Culkin and Cohen chew up a ton of scenery as the master-apprentice, role reversal/power struggle arc of their time together ensures. They have great chemistry with each other and Ferreira. Both leads are neither glorified or vilified for their worst moments. You feel their freedom and elation when they burn down churches. You feel their ire for growing as frienemies become best friends and them actual mortal enemies. One thing that jumped out to me negatively is how concerned with who is a poser and who is true, the one-upping culture of their scenes. As if our scene today needs further reinforcement of this shitty elitism masquerading as taste. This is one of the things that leads to their undoing. The violence of the film, be it suicide, murder, or any other see no punches pulled, impactful and almost feels like it’s happening to you in the moment.

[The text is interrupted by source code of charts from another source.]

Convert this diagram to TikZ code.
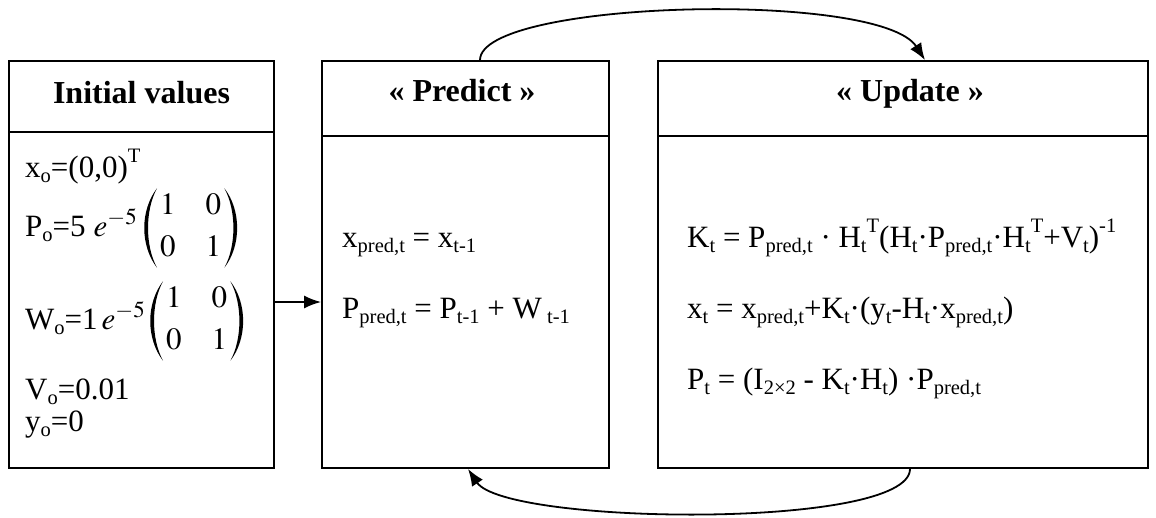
\documentclass[tikz,border=0pt]{standalone}
\usepackage{amsmath}
\usepackage{mathptmx}
\usepackage{fontspec}
\setmainfont{Liberation Serif}
\usetikzlibrary{arrows.meta}
\newcommand{\Lsub}[1]{\raisebox{-0.17em}{\fontsize{20.5}{20.5}\selectfont #1}}
\newcommand{\Lsup}[1]{\raisebox{0.48em}{\fontsize{20.5}{20.5}\selectfont #1}}
\newcommand{\digits}{$\begin{array}{@{}c@{\hspace{30pt}}c@{}}1&0\\[5pt]0&1\end{array}$}
\newcommand{\Lparen}[1]{%
  \fill ([xshift=-3pt]#1.north west) .. controls ([xshift=-20pt,yshift=-22pt]#1.north west) and ([xshift=-20pt,yshift=22pt]#1.south west) .. ([xshift=-3pt]#1.south west)
    .. controls ([xshift=-15pt,yshift=22pt]#1.south west) and ([xshift=-15pt,yshift=-22pt]#1.north west) .. cycle;}
\newcommand{\Rparen}[1]{%
  \fill ([xshift=3pt]#1.north east) .. controls ([xshift=20pt,yshift=-22pt]#1.north east) and ([xshift=20pt,yshift=22pt]#1.south east) .. ([xshift=3pt]#1.south east)
    .. controls ([xshift=15pt,yshift=22pt]#1.south east) and ([xshift=15pt,yshift=-22pt]#1.north east) .. cycle;}
\tikzset{
  box/.style={draw, line width=1.8pt, inner sep=0pt},
  titletext/.style={font=\fontsize{32}{38}\selectfont\bfseries, anchor=base, inner sep=0pt},
  bodytext/.style={font=\fontsize{31}{37}\selectfont, anchor=base west, inner sep=0pt},
  matnode/.style={font=\fontsize{31}{37}\selectfont, anchor=west, inner sep=0pt},
  divider/.style={line width=1.8pt},
  arr/.style={line width=1.8pt, -{Latex[length=17pt,width=13pt]}},
}
\begin{document}
\begin{tikzpicture}[x=1pt,y=-1pt]
\useasboundingbox (0,0) rectangle (1156,517);
% boxes
\node[box, minimum width=265pt, minimum height=407pt] (init) at (141.5,264.5) {};
\node[box, minimum width=287pt, minimum height=407pt] (pred) at (465.5,264.5) {};
\node[box, minimum width=490pt, minimum height=407pt] (upd) at (903,264.5) {};
% dividers
\draw[divider] (init.west |- 0,132) -- (init.east |- 0,132);
\draw[divider] (pred.west |- 0,136) -- (pred.east |- 0,136);
\draw[divider] (upd.west |- 0,136) -- (upd.east |- 0,136);
% titles
\node[titletext] (t1) at (141.5,103) {Initial values};
\node[titletext] (t2) at (462,101) {«~Predict~»};
\node[titletext] (t3) at (910,101) {«~Update~»};
% initial values
\node[bodytext] (i1) at (25,177) {x\Lsub{o}=(0,0)\Lsup{T}};
\node[bodytext] (i2) at (25,236) {P\Lsub{o}=5\hspace{8pt}$e^{-5}$};
\node[matnode] (m1) at (160,228) {\digits};
\Lparen{m1}\Rparen{m1}
\node[bodytext] (i3) at (25,329) {W\Lsub{o}=1\hspace{4pt}$e^{-5}$};
\node[matnode] (m2) at (166,321) {\digits};
\Lparen{m2}\Rparen{m2}
\node[bodytext] (i4) at (25,399) {V\Lsub{o}=0.01};
\node[bodytext] (i5) at (25,431) {y\Lsub{o}=0};
% predict
\node[bodytext] (p1) at (342,247) {x\Lsub{pred,t} = x\Lsub{t-1}};
\node[bodytext] (p2) at (342,318) {P\Lsub{pred,t} = P\Lsub{t-1} + W\Lsub{ t-1}};
% update
\node[bodytext] (u1) at (687,247) {K\Lsub{t} = P\Lsub{pred,t} · H\Lsub{t}\Lsup{T}(H\Lsub{t}·P\Lsub{pred,t}·H\Lsub{t}\Lsup{T}+V\Lsub{t})\Lsup{-1}};
\node[bodytext] (u2) at (687,318) {x\Lsub{t} = x\Lsub{pred,t}+K\Lsub{t}·(y\Lsub{t}-H\Lsub{t}·x\Lsub{pred,t})};
\node[bodytext] (u3) at (687,389) {P\Lsub{t} = (I\Lsub{2×2} - K\Lsub{t}·H\Lsub{t}) ·P\Lsub{pred,t}};
% connectors
\coordinate (mid) at (0,302);
\draw[arr] (init.east |- mid) -- (pred.west |- mid);
\draw[arr] ([xshift=14.5pt]pred.north) .. controls (480,0) and (880,-10) .. ([xshift=22pt]upd.north);
\draw[arr] ([xshift=7pt]upd.south) .. controls (910,530) and (505,525) .. ([xshift=2.5pt]pred.south);
\end{tikzpicture}
\end{document}
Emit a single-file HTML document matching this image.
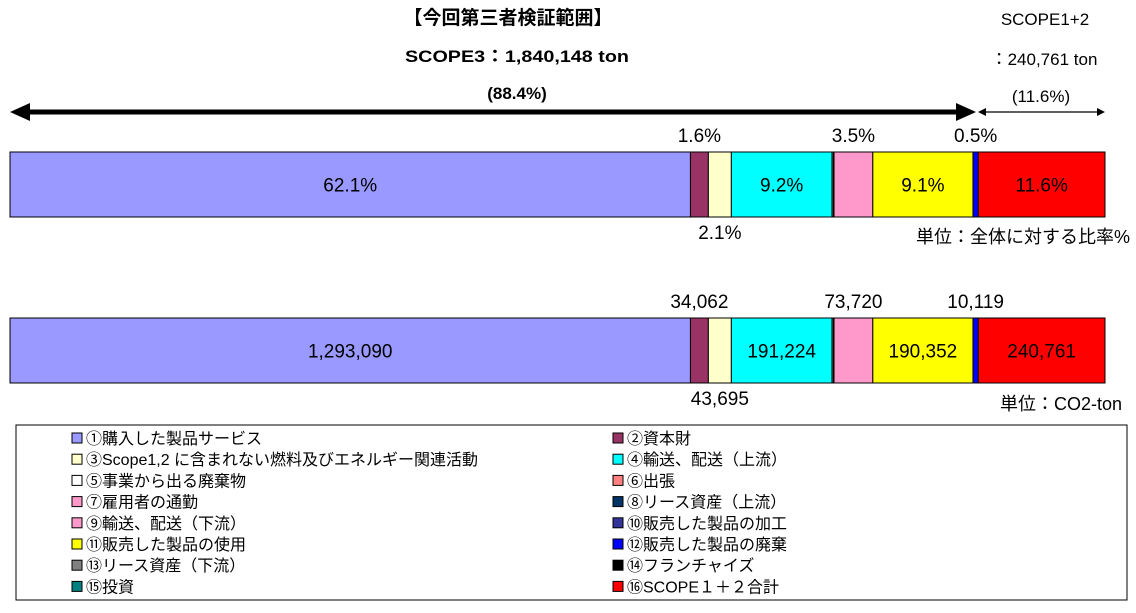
<!DOCTYPE html>
<html><head><meta charset="utf-8"><style>
body{margin:0;background:#fff;width:1136px;height:608px;overflow:hidden}
svg text{font-family:"Liberation Sans","Noto Sans CJK JP",sans-serif;fill:#000}
</style></head><body>
<svg id="chart" width="1136" height="608" viewBox="0 0 1136 608">
<g id="header">
<text x="508" y="24" font-size="19" font-weight="bold" text-anchor="middle">【今回第三者検証範囲】</text>
<text x="517" y="62" font-size="17" font-weight="bold" text-anchor="middle" textLength="224" lengthAdjust="spacingAndGlyphs">SCOPE3：1,840,148 ton</text>
<text x="517" y="99" font-size="17" font-weight="bold" text-anchor="middle">(88.4%)</text>
<text x="1045" y="25" font-size="17" text-anchor="middle">SCOPE1+2</text>
<text x="1044" y="65" font-size="17" text-anchor="middle">：240,761 ton</text>
<text x="1041" y="102" font-size="17" text-anchor="middle">(11.6%)</text>
<g>
<line x1="24" y1="112" x2="962" y2="112" stroke="#000" stroke-width="5"/>
<polygon points="10,112 30,103 30,121" fill="#000"/>
<polygon points="976,112 956,103 956,121" fill="#000"/>
</g>
<g>
<line x1="980" y1="112" x2="1103" y2="112" stroke="#000" stroke-width="1.2"/>
<polygon points="978,112 986,108 986,116" fill="#000"/>
<polygon points="1105,112 1097,108 1097,116" fill="#000"/>
</g>
</g>
<g id="bars"></g>
<text x="1130" y="243" font-size="18" text-anchor="end">単位：全体に対する比率%</text>
<text x="1122" y="410" font-size="18" text-anchor="end">単位：CO2-ton</text>
<rect x="16" y="425" width="1111" height="175" fill="#fff" stroke="#000" stroke-width="1"/>
<g id="legend"></g>
</svg>
<script>
const categories=["①購入した製品サービス","②資本財","③Scope1,2 に含まれない燃料及びエネルギー関連活動","④輸送、配送（上流）","⑤事業から出る廃棄物","⑥出張","⑦雇用者の通勤","⑧リース資産（上流）","⑨輸送、配送（下流）","⑩販売した製品の加工","⑪販売した製品の使用","⑫販売した製品の廃棄","⑬リース資産（下流）","⑭フランチャイズ","⑮投資","⑯SCOPE１＋２合計"];
const colors=["#9999ff","#993366","#ffffcc","#00ffff","#ffffff","#ff8080","#ff99cc","#003366","#ff99cc","#333399","#ffff00","#0000ff","#808080","#000000","#008080","#ff0000"];
const tonValues=[1293090,34062,43695,191224,2500,1386,0,0,73720,0,190352,10119,0,0,0,240761];
const pctLabels=["62.1%","1.6%","2.1%","9.2%","","","","","3.5%","","9.1%","0.5%","","","","11.6%"];
const tonLabels=["1,293,090","34,062","43,695","191,224","","","","","73,720","","190,352","10,119","","","","240,761"];
// label position: 0 inside, 1 above, -1 below
const labelPos=[0,1,-1,0,0,0,0,0,1,0,0,1,0,0,0,0];

const total=tonValues.reduce((a,b)=>a+b,0);
const X0=10,W=1095;
function xScale(v){return X0+v/total*W;}
const ns="http://www.w3.org/2000/svg";
function mk(tag,attrs,parent){const e=document.createElementNS(ns,tag);for(const k in attrs)e.setAttribute(k,attrs[k]);parent.appendChild(e);return e;}
const barsG=document.getElementById('bars');
function drawBar(y,h,labels,name){
  const g=mk('g',{},barsG);
  
  
  let cum=0;
  tonValues.forEach((v,i)=>{
    if(v<=0)return;
    const x1=xScale(cum),x2=xScale(cum+v);cum+=v;
    const r=mk('rect',{x:x1,y:y,width:x2-x1,height:h,fill:colors[i],stroke:"#000","stroke-width":1},g);
    
    
    const lab=labels[i];if(!lab)return;
    const cx=(x1+x2)/2;
    let ty=y+h/2+7;
    if(labelPos[i]===1)ty=y-10;
    if(labelPos[i]===-1)ty=y+h+22;
    const t=mk('text',{x:cx,y:ty,"font-size":19,"text-anchor":"middle"},g);
    
    
    t.textContent=lab;
  });
}
drawBar(152,65,pctLabels,'percent-bar');
drawBar(318,65,tonLabels,'ton-bar');
const lg=document.getElementById('legend');
categories.forEach((c,i)=>{
  const col=i%2,row=Math.floor(i/2);
  const x=col?613:72,y=438+row*21.2;
  const g=mk('g',{},lg);
  
  
  mk('rect',{x:x,y:y-5,width:10,height:10,fill:colors[i],stroke:"#000","stroke-width":1},g);
  const t=mk('text',{x:x+14,y:y+6,"font-size":16},g);
  t.textContent=c;
});
</script>
</body></html>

Åkerlund is a masterful visual storyteller. A brilliant genius with a wonderful eye for details, he is able to bring you into a scene or a frame and make you feel like you are experiencing this yourself. There are some mind-blowing shots, recreations of real events and still photos, and other visuals that will stay with the viewer after the film is over. Also worth noting, the entire film was shot in just eighteen days in Budapest and Oslo. Tons of time preparing ahead of time, but the finished film looks like a grand production all the way through.

On the downside, the screenplay by Dennis Magnusson and Åkerlund is not great. I watched the film in a theater for the first time, and several more times after and there were just odd instances of many comedic moments the film did not need. I know some levity is needed when you have a film dealing with murder, Racism, Nazis, bullying, mirthless nihilists, homophobia and more. The film is actually billed as a “comedy, drama, thriller” and I get it; “young adults + metalheads + no self-awareness = laughs. The sure had a lot of beer, sex, drugs, rock and roll too, and an early scene that plays like a Black Metal Heavy Metal Parking Lot, fun. There are a few clichés leaned on hard, from some of the behaviors of the characters, right down to the corny “dead guy narrates the snarky last line of the film” moment. Just ruined the payoff of the ending for me.

Realistically if you live for Mayhem, love Black Metal, and are a die-hard fan of this music, you will almost certainly hate this movie to your very core. But the larger moving going audience won’t be metal fans, and some will find a lot of shock and awe, but also find merit in it as art. Casual music fans (die you poseur scum?) who probably like some black metal influenced bands (Behemoth, Dimmu Borgir, Cradle of Filth) but don’t know the back story, may get sucked in deep, for better or worse.